Extracted records:
▼
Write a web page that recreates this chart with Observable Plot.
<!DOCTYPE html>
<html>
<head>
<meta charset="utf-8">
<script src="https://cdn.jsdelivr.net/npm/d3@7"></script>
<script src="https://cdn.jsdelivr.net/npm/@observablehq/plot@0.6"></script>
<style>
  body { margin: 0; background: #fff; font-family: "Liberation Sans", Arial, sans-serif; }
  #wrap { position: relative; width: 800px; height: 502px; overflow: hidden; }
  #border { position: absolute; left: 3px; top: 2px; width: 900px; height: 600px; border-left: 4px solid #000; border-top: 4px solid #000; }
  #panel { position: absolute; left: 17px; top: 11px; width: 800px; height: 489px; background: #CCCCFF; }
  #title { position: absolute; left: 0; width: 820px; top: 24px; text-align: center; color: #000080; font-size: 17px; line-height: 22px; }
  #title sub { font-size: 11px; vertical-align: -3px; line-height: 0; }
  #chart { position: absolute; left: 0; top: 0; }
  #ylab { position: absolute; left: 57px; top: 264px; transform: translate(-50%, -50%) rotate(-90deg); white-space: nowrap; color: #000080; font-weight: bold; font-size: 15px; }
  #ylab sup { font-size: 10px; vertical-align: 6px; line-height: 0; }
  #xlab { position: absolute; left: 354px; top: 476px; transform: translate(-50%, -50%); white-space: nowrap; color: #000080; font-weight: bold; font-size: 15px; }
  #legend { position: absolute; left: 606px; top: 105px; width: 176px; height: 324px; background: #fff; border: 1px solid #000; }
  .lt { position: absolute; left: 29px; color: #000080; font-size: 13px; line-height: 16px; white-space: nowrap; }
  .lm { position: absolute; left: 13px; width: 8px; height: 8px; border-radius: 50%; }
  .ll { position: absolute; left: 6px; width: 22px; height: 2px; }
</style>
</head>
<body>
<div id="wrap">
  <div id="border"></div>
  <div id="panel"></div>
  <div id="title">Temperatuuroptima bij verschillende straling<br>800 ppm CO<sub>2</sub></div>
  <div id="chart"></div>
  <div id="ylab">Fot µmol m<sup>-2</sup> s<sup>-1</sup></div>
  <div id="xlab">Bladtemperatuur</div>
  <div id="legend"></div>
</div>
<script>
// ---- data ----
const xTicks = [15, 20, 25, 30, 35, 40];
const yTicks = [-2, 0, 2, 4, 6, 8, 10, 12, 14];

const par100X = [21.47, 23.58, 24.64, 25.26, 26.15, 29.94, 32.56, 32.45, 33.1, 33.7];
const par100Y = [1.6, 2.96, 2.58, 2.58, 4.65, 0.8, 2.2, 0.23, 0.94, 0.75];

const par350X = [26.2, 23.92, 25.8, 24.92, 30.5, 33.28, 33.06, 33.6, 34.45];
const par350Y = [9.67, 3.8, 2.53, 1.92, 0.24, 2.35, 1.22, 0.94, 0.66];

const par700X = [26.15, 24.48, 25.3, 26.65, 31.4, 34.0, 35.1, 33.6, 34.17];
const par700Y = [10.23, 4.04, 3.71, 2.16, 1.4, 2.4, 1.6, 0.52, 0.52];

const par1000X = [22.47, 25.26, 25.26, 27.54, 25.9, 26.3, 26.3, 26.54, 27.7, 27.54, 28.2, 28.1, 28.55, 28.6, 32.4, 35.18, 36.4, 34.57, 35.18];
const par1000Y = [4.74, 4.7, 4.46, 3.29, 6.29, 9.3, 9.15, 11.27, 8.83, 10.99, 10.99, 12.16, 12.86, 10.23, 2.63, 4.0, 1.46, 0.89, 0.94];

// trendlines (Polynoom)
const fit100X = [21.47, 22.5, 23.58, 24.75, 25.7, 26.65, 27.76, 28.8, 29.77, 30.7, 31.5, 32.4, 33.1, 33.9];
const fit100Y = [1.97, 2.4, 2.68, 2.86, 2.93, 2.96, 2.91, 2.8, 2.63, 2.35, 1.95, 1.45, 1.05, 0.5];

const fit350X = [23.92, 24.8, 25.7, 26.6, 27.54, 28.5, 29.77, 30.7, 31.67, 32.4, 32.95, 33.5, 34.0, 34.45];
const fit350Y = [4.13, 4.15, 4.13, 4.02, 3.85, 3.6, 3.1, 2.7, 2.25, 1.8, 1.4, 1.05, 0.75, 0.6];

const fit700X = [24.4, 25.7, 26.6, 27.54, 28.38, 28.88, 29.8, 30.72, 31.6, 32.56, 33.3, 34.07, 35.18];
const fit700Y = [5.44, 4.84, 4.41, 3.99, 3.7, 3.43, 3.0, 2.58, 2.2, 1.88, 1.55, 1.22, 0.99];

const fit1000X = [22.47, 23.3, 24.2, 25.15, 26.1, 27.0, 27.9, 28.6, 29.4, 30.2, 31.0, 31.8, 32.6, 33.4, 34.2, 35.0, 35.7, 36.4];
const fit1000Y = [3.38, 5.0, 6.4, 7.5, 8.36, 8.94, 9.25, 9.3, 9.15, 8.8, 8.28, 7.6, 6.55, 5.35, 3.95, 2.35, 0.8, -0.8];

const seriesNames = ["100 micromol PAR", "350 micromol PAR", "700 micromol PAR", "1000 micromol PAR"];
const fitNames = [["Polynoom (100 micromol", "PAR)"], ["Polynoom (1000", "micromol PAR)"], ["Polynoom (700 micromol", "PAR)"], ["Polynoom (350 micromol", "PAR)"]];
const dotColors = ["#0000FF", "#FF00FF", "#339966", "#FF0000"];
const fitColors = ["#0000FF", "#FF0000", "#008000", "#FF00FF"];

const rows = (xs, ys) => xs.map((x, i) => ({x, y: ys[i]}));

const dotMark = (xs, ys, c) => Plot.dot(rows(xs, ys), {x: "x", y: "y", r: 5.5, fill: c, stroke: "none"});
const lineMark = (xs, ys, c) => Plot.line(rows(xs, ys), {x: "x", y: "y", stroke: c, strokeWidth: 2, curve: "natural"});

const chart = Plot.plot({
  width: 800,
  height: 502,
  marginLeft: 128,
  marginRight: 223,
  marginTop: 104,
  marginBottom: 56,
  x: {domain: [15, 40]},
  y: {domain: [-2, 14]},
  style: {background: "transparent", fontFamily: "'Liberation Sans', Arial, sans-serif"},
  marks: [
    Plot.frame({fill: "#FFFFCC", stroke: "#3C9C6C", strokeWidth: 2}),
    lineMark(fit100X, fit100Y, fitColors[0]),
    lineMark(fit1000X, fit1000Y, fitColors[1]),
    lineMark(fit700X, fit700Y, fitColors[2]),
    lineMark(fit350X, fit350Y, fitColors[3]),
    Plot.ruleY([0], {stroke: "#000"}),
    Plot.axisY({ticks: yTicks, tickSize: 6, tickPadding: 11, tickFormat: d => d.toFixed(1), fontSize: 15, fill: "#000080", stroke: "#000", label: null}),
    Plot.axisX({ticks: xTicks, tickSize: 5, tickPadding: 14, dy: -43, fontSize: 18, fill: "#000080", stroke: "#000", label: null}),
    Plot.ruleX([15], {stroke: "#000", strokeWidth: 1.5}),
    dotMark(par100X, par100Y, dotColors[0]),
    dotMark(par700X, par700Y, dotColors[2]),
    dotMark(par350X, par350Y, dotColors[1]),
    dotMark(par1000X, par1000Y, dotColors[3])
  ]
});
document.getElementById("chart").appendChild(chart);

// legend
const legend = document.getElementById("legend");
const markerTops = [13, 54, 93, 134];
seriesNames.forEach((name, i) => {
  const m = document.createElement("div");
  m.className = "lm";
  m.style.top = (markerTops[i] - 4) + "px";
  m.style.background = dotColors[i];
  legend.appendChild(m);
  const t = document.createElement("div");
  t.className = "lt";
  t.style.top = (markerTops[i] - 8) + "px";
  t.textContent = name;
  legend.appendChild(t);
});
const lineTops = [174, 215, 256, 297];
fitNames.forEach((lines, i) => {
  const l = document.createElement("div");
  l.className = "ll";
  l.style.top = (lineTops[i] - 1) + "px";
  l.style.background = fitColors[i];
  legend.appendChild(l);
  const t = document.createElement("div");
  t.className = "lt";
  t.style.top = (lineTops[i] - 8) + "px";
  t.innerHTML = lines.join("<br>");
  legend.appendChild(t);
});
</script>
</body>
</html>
▲
▼
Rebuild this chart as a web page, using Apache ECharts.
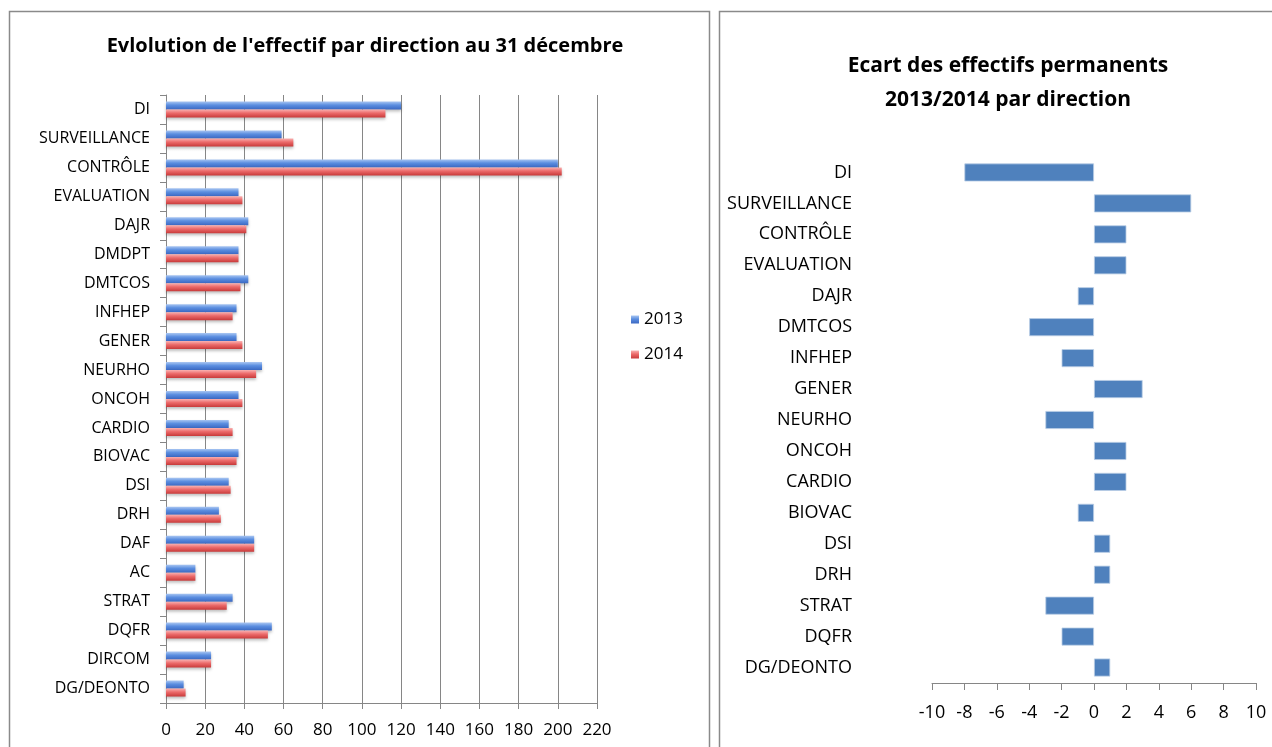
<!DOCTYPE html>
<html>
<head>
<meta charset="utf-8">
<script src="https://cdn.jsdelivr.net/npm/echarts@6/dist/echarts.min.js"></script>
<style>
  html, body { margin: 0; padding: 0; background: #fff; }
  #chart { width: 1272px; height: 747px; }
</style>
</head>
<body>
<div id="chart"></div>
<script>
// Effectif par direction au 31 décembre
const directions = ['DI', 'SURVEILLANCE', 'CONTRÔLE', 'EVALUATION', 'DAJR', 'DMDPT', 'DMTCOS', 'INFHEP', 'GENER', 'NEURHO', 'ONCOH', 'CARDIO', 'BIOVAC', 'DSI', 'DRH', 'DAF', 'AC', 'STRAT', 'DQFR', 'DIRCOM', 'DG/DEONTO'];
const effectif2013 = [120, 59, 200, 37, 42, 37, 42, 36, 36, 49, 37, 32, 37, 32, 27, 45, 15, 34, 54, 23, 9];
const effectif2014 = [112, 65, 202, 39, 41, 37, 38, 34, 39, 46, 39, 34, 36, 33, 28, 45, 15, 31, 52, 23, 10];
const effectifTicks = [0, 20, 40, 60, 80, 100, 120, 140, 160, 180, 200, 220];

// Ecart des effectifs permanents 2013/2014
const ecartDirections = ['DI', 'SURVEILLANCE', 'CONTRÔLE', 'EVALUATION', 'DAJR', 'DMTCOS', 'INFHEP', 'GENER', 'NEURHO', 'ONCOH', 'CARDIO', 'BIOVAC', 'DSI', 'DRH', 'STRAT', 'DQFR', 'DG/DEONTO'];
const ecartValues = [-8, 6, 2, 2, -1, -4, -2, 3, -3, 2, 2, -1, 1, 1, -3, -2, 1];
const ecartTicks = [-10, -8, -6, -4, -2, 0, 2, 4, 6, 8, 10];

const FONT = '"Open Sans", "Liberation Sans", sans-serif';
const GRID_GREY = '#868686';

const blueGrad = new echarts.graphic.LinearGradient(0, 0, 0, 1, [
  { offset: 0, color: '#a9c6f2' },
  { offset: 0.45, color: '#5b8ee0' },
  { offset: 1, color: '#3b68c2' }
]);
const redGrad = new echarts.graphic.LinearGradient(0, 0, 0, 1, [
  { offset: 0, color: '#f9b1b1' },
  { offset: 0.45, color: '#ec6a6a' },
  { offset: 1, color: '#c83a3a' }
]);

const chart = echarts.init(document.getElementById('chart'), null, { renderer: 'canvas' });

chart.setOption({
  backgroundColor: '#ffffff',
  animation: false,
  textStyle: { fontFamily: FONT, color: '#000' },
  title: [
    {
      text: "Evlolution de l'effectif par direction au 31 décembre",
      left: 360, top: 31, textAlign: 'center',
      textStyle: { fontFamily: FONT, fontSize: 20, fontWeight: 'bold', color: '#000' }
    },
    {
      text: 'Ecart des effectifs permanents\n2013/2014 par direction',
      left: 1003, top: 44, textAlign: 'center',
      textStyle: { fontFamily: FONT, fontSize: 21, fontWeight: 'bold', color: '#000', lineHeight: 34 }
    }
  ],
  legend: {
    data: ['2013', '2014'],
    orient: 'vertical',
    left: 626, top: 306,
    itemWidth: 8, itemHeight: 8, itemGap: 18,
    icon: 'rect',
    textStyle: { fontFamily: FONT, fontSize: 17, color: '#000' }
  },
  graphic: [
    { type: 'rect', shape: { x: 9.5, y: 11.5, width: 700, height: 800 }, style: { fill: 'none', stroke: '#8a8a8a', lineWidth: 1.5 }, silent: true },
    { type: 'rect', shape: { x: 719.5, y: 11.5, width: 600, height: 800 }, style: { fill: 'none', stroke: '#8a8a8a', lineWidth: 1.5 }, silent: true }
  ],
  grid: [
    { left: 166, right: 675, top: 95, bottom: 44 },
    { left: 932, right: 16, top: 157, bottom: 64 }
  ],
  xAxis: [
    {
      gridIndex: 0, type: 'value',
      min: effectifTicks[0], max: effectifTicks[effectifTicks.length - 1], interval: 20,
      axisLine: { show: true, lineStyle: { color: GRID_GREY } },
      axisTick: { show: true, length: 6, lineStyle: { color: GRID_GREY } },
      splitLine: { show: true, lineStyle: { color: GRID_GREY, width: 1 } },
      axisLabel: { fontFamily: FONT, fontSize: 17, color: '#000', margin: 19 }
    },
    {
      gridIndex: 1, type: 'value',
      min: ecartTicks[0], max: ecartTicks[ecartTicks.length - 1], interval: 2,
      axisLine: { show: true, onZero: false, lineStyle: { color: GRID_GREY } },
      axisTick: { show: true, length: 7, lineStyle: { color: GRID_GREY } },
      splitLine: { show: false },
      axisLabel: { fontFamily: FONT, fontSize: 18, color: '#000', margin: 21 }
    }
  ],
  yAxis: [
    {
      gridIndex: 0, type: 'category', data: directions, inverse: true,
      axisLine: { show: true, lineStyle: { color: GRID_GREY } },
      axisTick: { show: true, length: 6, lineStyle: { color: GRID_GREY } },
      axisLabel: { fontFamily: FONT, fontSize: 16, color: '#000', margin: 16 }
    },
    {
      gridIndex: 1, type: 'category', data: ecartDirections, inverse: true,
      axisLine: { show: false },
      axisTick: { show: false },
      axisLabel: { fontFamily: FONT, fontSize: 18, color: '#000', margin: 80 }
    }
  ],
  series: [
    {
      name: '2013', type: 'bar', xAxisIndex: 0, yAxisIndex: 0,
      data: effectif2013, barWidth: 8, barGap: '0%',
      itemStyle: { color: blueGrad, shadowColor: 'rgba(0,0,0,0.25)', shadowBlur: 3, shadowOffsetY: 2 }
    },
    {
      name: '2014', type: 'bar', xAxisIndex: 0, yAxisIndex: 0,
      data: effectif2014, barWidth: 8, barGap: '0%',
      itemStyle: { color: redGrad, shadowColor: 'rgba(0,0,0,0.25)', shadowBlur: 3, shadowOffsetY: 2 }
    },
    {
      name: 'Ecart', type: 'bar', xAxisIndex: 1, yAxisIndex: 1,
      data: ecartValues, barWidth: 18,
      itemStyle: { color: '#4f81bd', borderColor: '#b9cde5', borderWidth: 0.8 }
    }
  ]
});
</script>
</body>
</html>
▲
» **Exercise**
Wherever "this" shows up in a line, copy that line.

» **Completed task**
Write a web page that recreates this chart with Observable Plot.
Rebuild this chart as a web page, using Apache ECharts.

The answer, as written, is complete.